“He shall rule the world with justice and the peoples with his constancy” Psalm 96:13

“There’s so much evil in the world, and so many people are suffering from other people’s sins that there must be retribution, some justice. Don’t tell me that the people who are doing these things – from molesting children to ignoring all morality – are going to be in heaven when we get there! What would that say about God’s justice?” That is something almost all of us have reiterated at some point in life, especially after witnessing the senseless loss of life by mankind’s own hands. At least, Fr. Ron Rolheiser writes, we’re in good company; as was the case for the prophet Isaiah, this was no different. For him it was not enough that the Messiah should usher in heaven for good people.
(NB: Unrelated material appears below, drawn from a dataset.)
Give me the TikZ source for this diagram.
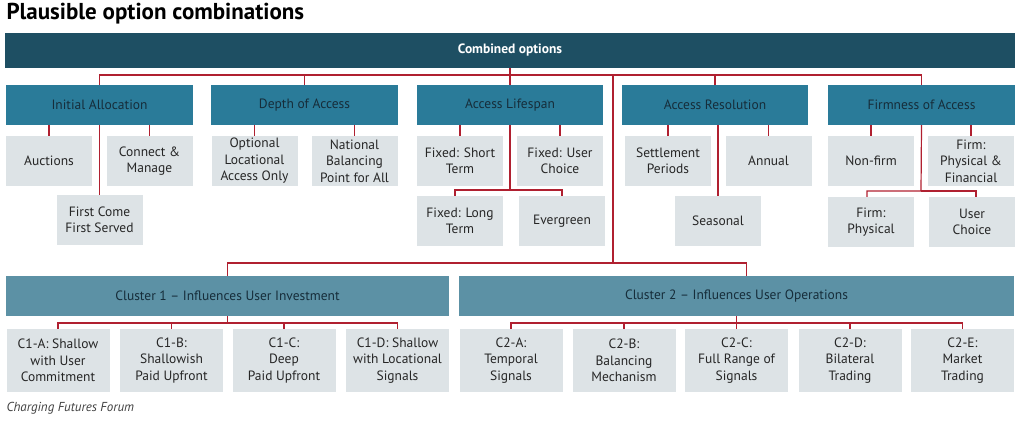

Along with rewards for the good, he felt, there also needed to be a “day of vengeance” on the bad. Interestingly, in a curious omission, when Jesus quotes this text to define his own ministry, he leaves out the part about vengeance. All that worry that somebody might be getting away with something and all that anxiety that God might not be an exacting judge suggest that we, like the older brother of the prodigal son, might be doing many things right but are missing something important inside of ourselves. We are dutiful and moral but bitter underneath and are unable to enter the circle of celebration and the dance. Too often, for too many of us, far from basking in gratitude in the beautiful symphony of relaxed, measureless love and infinite forgiveness that makeup heaven, we feel instead the bitterness, self-pity, anger, and incapacity to let go and dance that was felt by the older brother of the prodigal son. Like the older brother of the prodigal son, we protest our right to despair and to be unhappy and demand that a reckoning justice one day give us our due by punishing the bad. In the end, it’s mostly because we are wounded and bitter that we worry about God’s justice, that it might be too lenient, that the bad will not be fully punished. But we should worry less about that and more about our own incapacity to forgive, to let go of our hurts, to take delight in life, to give others the gaze of admiration, to celebrate, and to join in the dance. To be fit for heaven, we must let go of bitterness and embrace the love of others, which is so very hard to do for so many of us.